19. Ceza Dairesi 2019/31828 E. , 2020/655 K.
"İçtihat Metni"MAHKEMESİ : İzmir(Kapatılan) 2. Fikrî ve Sınaî Haklar Ceza Mahkemesi
SUÇ : Marka Hakkına Tecavüz
HÜKÜM : Mahkumiyet
Yerel Mahkemece verilen hüküm temyiz edilmekle; başvurunun süresi, kararın niteliği ve suç tarihine göre dosya incelendi, gereği görüşülüp düşünüldü:
Temyiz isteğinin reddi nedenleri bulunmadığından işin esasına geçildi.
Dosyadaki delillere göre sanığın üretici olduğu anlaşılmakla; 02.12.2016 tarihli Resmi Gazete’de yayımlanarak yürürlüğe giren 6763 sayılı Kanun"un 34. maddesiyle Ceza Muhakemesi Kanunu’nun 253. maddesinde değişiklik yapılmadan önce de, üreticiler yönünden etkin pişmanlık hükmünün uygulanma olanağı bulunmadığı, sanığın eyleminin suç tarihi itibariyle de uzlaşmaya tabi olduğu ve tarafların uzlaşmayı kabul etmedikleri anlaşılmakla; tebliğnamedeki (1) numaralı bozma düşüncesine iştirak edilmemiştir.
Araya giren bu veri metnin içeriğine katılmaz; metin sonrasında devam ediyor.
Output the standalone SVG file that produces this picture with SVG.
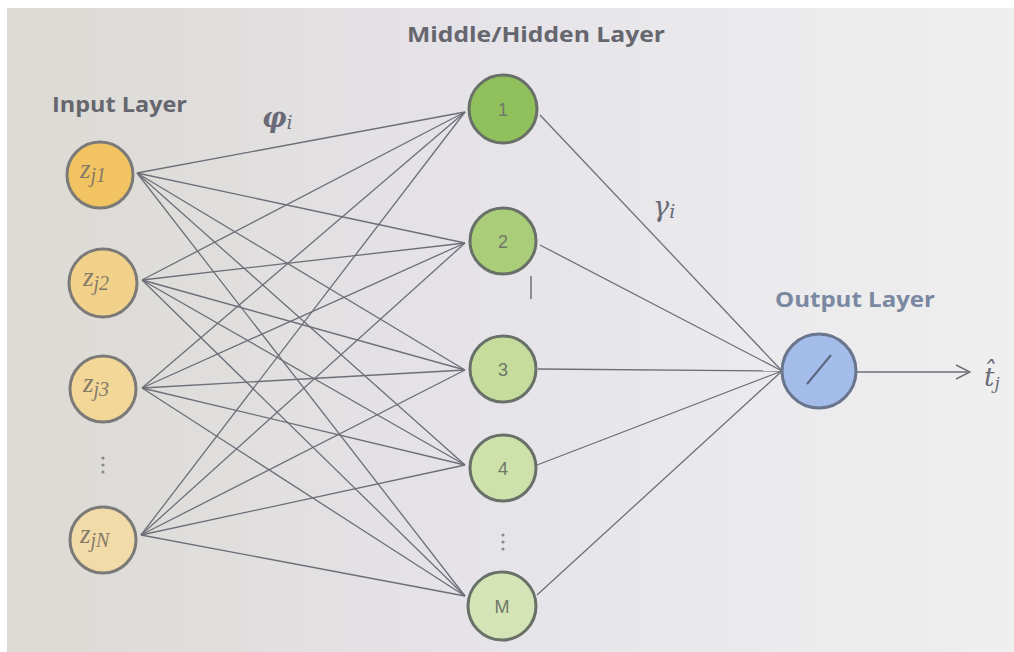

Vicdani kanının oluştuğu duruşma sürecini yansıtan tutanaklar, belgeler ve gerekçe içeriğine göre yapılan incelemede; başkaca nedenler yerinde görülmemiştir.
Ancak;
Sanığa ait imalathanede 16/07/2014 günü yapılan aramada yalnızca, All Star C.V firması adına tescilli “Converse” markasını taşıyan etiket ve ayakkabı tabanı bulunduğu, adli emanetin 2014/12191 sırasında kayıtlı olan bir çift Nike markalı ayakkabının ise, sanığın işyerinden satın alındığı iddia edilerek şikayet dilekçesi ekinde dosyaya sunulduğu anlaşılmakla; Nike markalı bu ayakkabının sanık tarafından satıldığına dair başkaca bir delil bulunmadığı gözetilmeden; sanık hakkında TCK’nin 43. Maddesi uygulanmak suretiyle fazla ceza tayin edilmesi ve davaya katılma hakkı bulunmayan Nike International Ltd. adlı firmanın da davaya katılmasına karar verilerek lehine vekalet ücretine hükmedilmesi,
Kabule göre de;
1-Sanığa ait iş yerinde aynı gün yapılan aramada iki farklı firma adına tescilli markaların taklidi olan ürünlerin ele geçirildiğinin iddia edilmesi karşısında, uygulama maddesi olarak TCK"nin 43/2. maddesi yerine 43/1. maddesinin gösterilmesi,
2-Kasıtlı suçtan hapis cezasına mahkumiyetin kanuni sonucu olarak sanık hakkında 5237 sayılı TCK"nin 53. maddesi uyarınca hak yoksunluklarına hükmedilmiş ise de, 24/11/2015 tarih ve 29542 sayılı Resmi Gazete"de yayımlanan Anayasa Mahkemesinin 08/10/2015 tarih ve 2014/140 E., 2015/85 K. sayılı kararı ile anılan maddenin bazı hükümlerinin iptal edilmiş olması nedeniyle yeniden değerlendirme yapılması zorunluluğu,
Bozmayı gerektirmiş ve sanığın temyiz nedenleri bu itibarla yerinde görüldüğünden HÜKMÜN 5320 sayılı Kanun"un 8/1. maddesi gereğince uygulanması gereken 1412 sayılı CMUK"nin 321. maddesi uyarınca tebliğnameye uygun olarak BOZULMASINA, yargılamanın bozma öncesi aşamadan başlayarak sürdürülüp sonuçlandırılmak üzere dosyanın mahkemesine gönderilmesine, 30.01.2020 tarihinde oy birliğiyle karar verildi.